Lady Luck Charms Darden Student to the Tune of $18,750

Jong-Uck (Max) Park holds open the lucky briefcase worth $18,750

Jong-Uck (Max) Park and the lucky briefcase

February 20, 2008 — Lady Luck cast her gaze upon Darden first-year student Jong-Uck (Max) Park, who navigated a choppy sea of random chance and happenstance on Feb. 20.

Park is Darden’s Luckiest Student for 2008. He was chosen at random with four fellow students almost a week ago to participate in an experiment dubbed “a random act of kindness,” with prize money funded by an anonymous friend of the School. Professors Sam Bodily and Phil Pfeifer conceived and developed the event as a means of demonstrating the role that randomness plays in business life. Skill and determination are powerful allies in life, but luck, Kismet, fate – whatever it shall be called – can also get involved in wholly unexpected ways; some beneficial, some perhaps not. The “luckiest student” exercise is also part of a research experiment being conducted by Darden faculty.

It was standing room only in the School’s PepsiCo Forum, where hundreds of students and faculty gathered during Darden’s traditional First Coffee to watch Park make his selection. Two briefcases were brought before him. Only one of them contained a prize – a check for $18,750. The time had come to choose.

***

Throughout the week, Park had survived a series of elimination rounds that left him last man standing out of the original pool of five students participating in the random act of kindness. At the beginning of the week he had successfully chosen a box containing a Darden pen, which advanced him to the next round. The following day, Park correctly picked a sealed envelope containing a photo of Dean Bob Bruner – signed with good luck wishes. Then Park won a coin toss to be named Darden’s Luckiest Student.

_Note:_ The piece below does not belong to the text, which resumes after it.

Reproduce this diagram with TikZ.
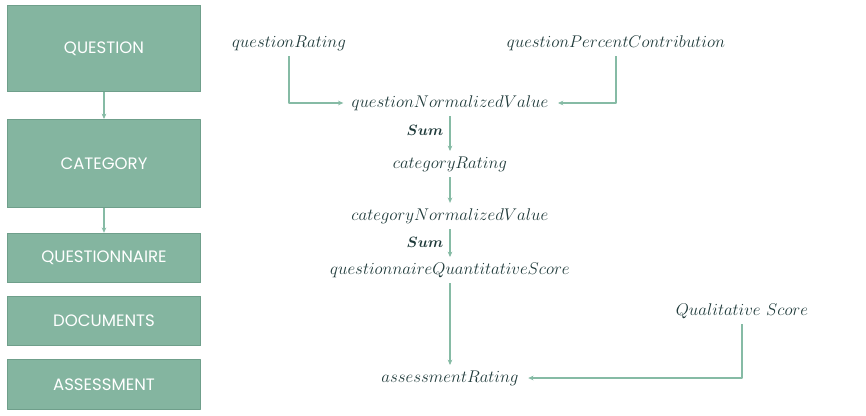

At that point, he had fared no better or worse that the 2007 Luckiest Student, Hideki Inoue (Class of ’08). Like Park, Inoue cleared multiple hurdles last year and made it to the main event: a choice of two briefcases – one containing a substantial sum of money, the other filled only with air. Inoue made his selection, but his chosen briefcase was not the one worth owning.

The organizers rolled over the funds for another year. Bodily and Pfeifer resolved to continue their experiment with the random vagaries of luck in 2008.

***

At the appointed hour for his moment of luck – be it good luck or bad – Park arrived wearing a cobalt-blue Oriental robe and a Luckiest Student medallion around his neck. Students cheered as he smiled and waved. A potential cash windfall equal to a full semester’s tuition doesn’t come along every day.

Bodily, the emcee of the event, kicked off the show with a brief explanation of how it would all go down: Park could choose a briefcase to open and see if the big prize was within, or he could select a ball from a wire cage to receive a minimum guaranteed payout and walk away. It was a dilemma. The two cases offered 50-50 odds of success, while the guaranteed payout ranged between $1,000 and $18,000. The actual amount of that safety net would all depend on a collection of plastic balls rattling in a wire cage. Pfeifer spun the cage and out popped a single sphere – valued at $3,000. But the big prize, more than six times larger than the guaranteed payout, was still waiting in one of the briefcases.

Park polled his peers, asking what they wanted him to do.

“Briefcase!” they chanted. “Go for the briefcase!”

And so it was. Without a second’s hesitation, Park picked the black attaché closest to him. He turned toward the audience, cradling the case in his arms. Professor Bodily gave the countdown: “3…2…1….”

The clasps snapped open. Park grabbed the lid. He paused. His fellow students dialed down to a hush. In a room packed with more than 300 people, only the click of camera shutters could be heard.

Park shrugged and smiled and raised the lid, and yes, there it was inside the briefcase, a sign printed in big, black numerals for everyone to see: $18,750. Yes, luck be a lady at Darden today.

The crowd roared with delight. Park, still smiling, seemed a little dazed even as Darden Foundation executive director Ted Forbes presented the student with an outsized check for the full amount.

And what will Darden’s Luckiest Student do with the money? Park said whenever he has a conundrum, he talks it over with Marsh Pattie, Darden's director of student affairs, whose office was Park’s next destination. En route, he was asked about his thoughts on luck. “It requires no skill,” he said. “But I think if I am trying my best, luck comes to me.”

As students headed back to class, the public-address system pumped out the opening guitar chords and drum triplets of “Free Ride” by the Edgar Winter Group:

The mountain is high
The valley is low
and you're confused on which way to go
so I've come here to give you a hand
and lead you into the promised land
so...
come on and take a free ride….

“If life is favorable to us, shall we not then offer random acts of kindness to others?” Bodily said, quoting E.B. White.

Founded in 1955, the University of Virginia’s Darden School of Business is a professional school that works to improve society by developing leaders in the world of practical affairs.